**Goal**. Both boundary lines count: repeat, exactly and alone, the lines from the one containing "Emit a Python" to the one containing "ax = fig.add_axes([47", with pictures left out.

=====

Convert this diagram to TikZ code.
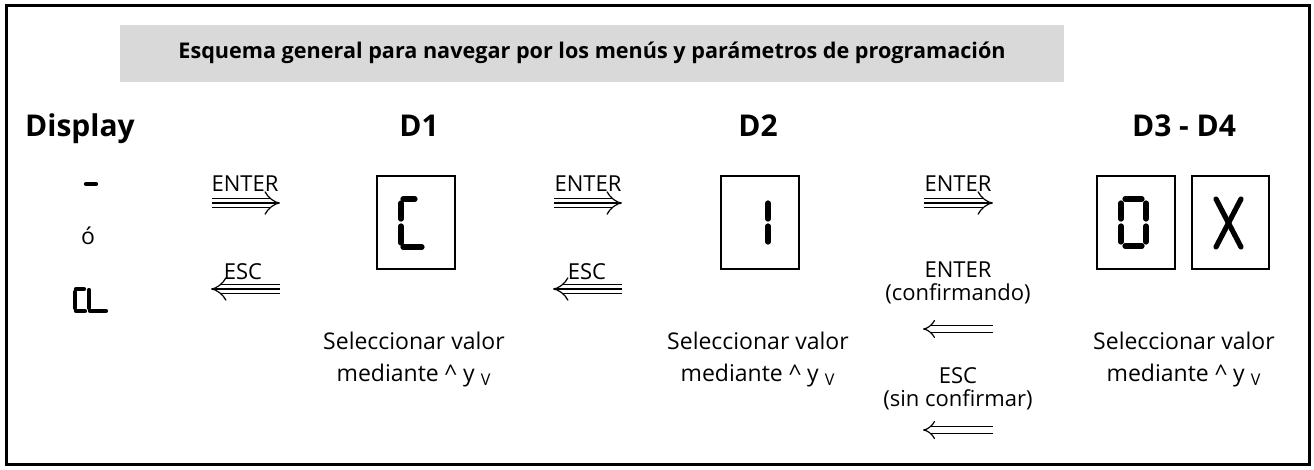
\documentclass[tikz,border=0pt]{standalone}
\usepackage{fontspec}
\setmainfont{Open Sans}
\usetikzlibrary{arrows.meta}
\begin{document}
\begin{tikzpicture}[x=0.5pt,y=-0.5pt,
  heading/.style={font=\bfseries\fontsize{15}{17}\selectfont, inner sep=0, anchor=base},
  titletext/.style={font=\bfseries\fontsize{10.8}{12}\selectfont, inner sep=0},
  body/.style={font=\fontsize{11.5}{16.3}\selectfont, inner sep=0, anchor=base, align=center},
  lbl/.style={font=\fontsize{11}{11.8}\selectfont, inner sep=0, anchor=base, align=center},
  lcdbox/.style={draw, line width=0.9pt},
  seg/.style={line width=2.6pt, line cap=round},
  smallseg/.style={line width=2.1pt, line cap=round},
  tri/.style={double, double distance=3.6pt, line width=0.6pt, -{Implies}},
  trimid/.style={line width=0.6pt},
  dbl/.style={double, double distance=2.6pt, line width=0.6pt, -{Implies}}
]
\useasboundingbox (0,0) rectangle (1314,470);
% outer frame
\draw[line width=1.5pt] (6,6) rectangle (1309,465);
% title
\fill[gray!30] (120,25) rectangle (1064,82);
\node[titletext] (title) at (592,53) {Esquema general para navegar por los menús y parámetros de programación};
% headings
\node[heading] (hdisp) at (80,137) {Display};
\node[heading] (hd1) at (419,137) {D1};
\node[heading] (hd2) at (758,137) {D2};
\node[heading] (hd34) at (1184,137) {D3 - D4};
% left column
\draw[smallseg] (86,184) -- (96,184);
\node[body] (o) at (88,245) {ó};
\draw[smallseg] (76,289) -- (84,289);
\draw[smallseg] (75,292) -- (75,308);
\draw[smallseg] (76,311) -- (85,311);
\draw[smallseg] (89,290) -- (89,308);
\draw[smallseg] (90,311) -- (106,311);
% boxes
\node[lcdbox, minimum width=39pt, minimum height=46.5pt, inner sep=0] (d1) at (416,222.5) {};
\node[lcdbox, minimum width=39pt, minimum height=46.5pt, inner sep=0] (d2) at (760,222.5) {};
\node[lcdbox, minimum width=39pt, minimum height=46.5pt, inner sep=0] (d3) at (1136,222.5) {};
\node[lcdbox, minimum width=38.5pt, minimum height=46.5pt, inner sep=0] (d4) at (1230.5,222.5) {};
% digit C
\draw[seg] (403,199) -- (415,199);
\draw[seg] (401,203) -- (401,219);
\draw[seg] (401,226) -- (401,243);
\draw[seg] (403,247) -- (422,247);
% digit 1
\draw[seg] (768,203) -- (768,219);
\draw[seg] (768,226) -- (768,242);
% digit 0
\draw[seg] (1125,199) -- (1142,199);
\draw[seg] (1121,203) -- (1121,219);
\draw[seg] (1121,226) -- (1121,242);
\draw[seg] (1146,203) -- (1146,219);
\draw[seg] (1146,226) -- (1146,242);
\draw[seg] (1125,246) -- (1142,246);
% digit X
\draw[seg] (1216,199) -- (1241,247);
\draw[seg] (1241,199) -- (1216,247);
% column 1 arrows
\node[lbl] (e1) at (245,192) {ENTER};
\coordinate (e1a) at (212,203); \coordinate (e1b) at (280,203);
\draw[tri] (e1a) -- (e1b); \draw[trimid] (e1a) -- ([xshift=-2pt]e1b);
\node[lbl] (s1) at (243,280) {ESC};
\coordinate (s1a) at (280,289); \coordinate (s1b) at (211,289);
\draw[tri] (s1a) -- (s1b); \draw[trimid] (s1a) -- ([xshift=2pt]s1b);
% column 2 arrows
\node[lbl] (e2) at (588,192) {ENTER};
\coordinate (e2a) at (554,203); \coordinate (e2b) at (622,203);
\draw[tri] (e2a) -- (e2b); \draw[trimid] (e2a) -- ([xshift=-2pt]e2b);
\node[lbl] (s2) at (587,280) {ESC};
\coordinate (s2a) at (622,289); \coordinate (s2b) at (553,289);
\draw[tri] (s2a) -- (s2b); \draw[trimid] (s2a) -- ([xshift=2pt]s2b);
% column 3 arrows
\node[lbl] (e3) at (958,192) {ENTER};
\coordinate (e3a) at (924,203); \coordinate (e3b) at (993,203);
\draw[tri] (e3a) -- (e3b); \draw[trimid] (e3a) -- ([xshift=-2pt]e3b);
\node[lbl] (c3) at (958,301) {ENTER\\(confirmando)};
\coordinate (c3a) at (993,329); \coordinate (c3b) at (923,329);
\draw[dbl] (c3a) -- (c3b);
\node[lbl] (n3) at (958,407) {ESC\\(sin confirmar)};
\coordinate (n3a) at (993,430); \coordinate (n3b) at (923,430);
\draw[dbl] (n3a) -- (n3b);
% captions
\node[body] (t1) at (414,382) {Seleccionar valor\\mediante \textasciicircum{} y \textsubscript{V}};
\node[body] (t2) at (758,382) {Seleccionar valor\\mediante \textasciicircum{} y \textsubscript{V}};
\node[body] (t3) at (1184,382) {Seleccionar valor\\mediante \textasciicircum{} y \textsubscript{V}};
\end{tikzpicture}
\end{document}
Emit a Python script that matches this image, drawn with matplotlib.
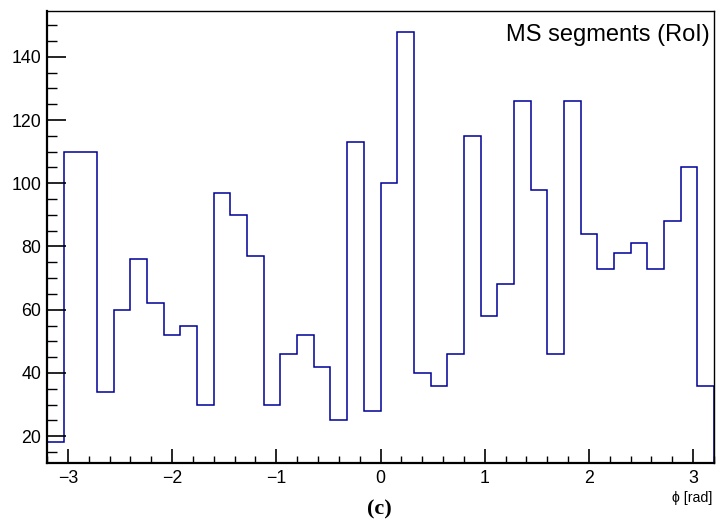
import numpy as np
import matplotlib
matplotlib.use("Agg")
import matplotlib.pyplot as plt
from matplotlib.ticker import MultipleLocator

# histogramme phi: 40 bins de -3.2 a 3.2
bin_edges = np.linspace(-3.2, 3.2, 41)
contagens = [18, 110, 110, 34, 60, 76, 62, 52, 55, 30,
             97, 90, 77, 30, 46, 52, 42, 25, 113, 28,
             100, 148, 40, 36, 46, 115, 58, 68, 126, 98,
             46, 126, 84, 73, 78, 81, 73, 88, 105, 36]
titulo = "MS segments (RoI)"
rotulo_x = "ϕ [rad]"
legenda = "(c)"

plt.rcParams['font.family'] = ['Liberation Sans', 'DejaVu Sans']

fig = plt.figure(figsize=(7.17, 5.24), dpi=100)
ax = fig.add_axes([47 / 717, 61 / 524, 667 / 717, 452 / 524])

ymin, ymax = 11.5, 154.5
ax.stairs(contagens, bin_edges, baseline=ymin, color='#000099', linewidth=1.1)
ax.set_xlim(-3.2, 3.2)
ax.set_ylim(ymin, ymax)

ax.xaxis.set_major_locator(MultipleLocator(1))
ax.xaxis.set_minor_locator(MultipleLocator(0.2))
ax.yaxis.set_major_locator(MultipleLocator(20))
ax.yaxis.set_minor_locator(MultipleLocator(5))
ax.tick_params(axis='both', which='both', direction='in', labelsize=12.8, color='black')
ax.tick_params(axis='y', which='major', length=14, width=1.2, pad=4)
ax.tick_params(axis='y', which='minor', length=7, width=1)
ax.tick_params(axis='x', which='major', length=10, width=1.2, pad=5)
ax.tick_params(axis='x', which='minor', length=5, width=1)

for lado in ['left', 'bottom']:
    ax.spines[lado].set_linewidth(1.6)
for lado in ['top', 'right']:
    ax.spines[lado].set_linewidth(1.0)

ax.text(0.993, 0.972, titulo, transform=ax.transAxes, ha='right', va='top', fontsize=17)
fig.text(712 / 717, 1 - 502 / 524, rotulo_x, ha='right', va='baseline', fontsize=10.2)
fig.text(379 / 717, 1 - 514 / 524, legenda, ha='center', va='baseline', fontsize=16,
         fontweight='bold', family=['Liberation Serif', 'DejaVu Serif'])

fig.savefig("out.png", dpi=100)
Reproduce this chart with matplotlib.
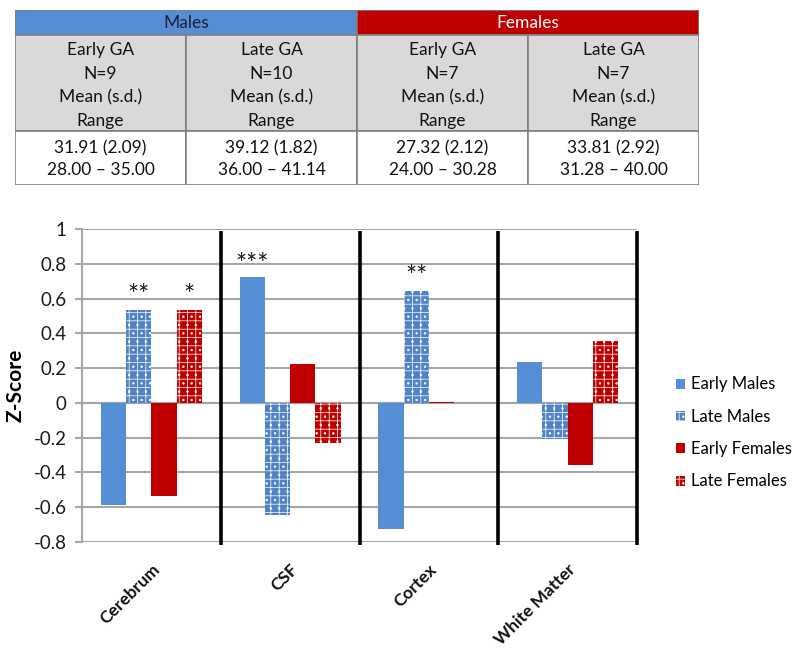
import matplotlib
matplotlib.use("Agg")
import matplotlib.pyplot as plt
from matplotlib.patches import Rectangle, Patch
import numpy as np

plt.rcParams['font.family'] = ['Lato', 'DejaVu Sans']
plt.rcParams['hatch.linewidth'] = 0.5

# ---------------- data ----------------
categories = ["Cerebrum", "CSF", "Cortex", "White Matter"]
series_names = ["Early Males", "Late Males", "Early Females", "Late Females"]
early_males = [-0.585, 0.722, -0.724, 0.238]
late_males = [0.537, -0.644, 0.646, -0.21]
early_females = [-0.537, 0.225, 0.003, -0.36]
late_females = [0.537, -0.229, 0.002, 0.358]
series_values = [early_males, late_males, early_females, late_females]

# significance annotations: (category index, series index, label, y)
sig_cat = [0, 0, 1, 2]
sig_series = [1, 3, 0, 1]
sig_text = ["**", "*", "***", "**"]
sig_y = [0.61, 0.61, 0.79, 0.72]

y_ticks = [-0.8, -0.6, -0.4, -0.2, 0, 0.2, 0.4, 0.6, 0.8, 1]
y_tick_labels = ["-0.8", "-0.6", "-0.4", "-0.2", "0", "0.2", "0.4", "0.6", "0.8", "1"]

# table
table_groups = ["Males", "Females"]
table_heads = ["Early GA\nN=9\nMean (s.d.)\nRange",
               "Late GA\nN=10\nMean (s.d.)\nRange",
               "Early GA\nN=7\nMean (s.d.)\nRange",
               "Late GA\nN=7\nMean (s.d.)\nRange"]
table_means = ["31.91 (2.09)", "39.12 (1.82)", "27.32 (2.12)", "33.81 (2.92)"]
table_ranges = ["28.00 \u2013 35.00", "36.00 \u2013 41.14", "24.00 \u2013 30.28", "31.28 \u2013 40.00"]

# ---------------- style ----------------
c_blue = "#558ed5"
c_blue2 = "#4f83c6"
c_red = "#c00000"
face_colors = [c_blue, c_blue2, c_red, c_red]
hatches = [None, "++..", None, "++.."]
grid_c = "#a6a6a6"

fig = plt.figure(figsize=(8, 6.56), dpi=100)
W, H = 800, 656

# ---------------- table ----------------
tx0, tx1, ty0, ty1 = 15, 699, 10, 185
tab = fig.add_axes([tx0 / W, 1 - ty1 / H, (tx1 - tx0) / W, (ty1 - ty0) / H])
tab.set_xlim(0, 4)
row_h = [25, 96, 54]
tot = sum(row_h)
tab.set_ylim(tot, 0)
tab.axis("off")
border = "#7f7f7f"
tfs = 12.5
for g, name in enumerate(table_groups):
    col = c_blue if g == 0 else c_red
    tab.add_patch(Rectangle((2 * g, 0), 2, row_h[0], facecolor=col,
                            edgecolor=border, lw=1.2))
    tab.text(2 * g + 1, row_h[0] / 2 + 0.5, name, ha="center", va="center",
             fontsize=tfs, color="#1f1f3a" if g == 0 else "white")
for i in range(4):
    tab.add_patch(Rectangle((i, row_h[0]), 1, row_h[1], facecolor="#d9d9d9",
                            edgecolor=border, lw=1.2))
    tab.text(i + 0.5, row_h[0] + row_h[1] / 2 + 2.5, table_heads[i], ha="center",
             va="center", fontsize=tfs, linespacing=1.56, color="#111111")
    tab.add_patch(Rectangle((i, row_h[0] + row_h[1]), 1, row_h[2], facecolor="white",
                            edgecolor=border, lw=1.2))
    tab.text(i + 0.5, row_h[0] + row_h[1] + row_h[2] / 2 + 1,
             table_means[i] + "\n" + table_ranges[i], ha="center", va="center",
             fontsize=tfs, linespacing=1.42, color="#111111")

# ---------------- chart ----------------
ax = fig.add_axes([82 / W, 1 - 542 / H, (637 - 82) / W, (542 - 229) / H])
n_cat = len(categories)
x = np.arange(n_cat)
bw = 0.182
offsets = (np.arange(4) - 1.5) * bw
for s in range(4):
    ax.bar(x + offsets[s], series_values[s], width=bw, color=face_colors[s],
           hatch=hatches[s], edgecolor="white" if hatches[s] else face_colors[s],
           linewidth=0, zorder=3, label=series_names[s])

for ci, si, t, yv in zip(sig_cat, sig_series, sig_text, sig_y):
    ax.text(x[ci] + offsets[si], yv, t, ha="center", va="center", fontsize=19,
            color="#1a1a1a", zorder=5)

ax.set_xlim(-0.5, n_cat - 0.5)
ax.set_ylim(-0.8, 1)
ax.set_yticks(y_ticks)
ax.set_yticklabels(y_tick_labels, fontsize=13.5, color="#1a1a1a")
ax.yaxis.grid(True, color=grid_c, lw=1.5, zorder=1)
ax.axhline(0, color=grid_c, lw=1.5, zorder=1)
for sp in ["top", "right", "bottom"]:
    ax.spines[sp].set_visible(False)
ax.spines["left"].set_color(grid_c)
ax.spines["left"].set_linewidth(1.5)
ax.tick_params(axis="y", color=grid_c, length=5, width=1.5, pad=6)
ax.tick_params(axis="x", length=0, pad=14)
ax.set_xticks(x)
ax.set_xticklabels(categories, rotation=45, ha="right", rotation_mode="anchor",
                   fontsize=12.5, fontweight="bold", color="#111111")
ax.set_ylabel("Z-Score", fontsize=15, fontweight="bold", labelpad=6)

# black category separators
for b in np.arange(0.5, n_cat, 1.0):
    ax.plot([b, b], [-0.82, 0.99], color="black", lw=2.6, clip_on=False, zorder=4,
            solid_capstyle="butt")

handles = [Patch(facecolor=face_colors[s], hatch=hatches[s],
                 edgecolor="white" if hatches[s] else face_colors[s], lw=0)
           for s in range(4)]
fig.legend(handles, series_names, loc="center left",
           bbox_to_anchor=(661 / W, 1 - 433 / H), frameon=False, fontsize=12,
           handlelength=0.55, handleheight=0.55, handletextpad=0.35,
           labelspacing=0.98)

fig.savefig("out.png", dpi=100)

=====

**Complete response**.
Emit a Python script that matches this image, drawn with matplotlib.
import numpy as np
import matplotlib
matplotlib.use("Agg")
import matplotlib.pyplot as plt
from matplotlib.ticker import MultipleLocator

# histogramme phi: 40 bins de -3.2 a 3.2
bin_edges = np.linspace(-3.2, 3.2, 41)
contagens = [18, 110, 110, 34, 60, 76, 62, 52, 55, 30,
             97, 90, 77, 30, 46, 52, 42, 25, 113, 28,
             100, 148, 40, 36, 46, 115, 58, 68, 126, 98,
             46, 126, 84, 73, 78, 81, 73, 88, 105, 36]
titulo = "MS segments (RoI)"
rotulo_x = "ϕ [rad]"
legenda = "(c)"

plt.rcParams['font.family'] = ['Liberation Sans', 'DejaVu Sans']

fig = plt.figure(figsize=(7.17, 5.24), dpi=100)
ax = fig.add_axes([47 / 717, 61 / 524, 667 / 717, 452 / 524])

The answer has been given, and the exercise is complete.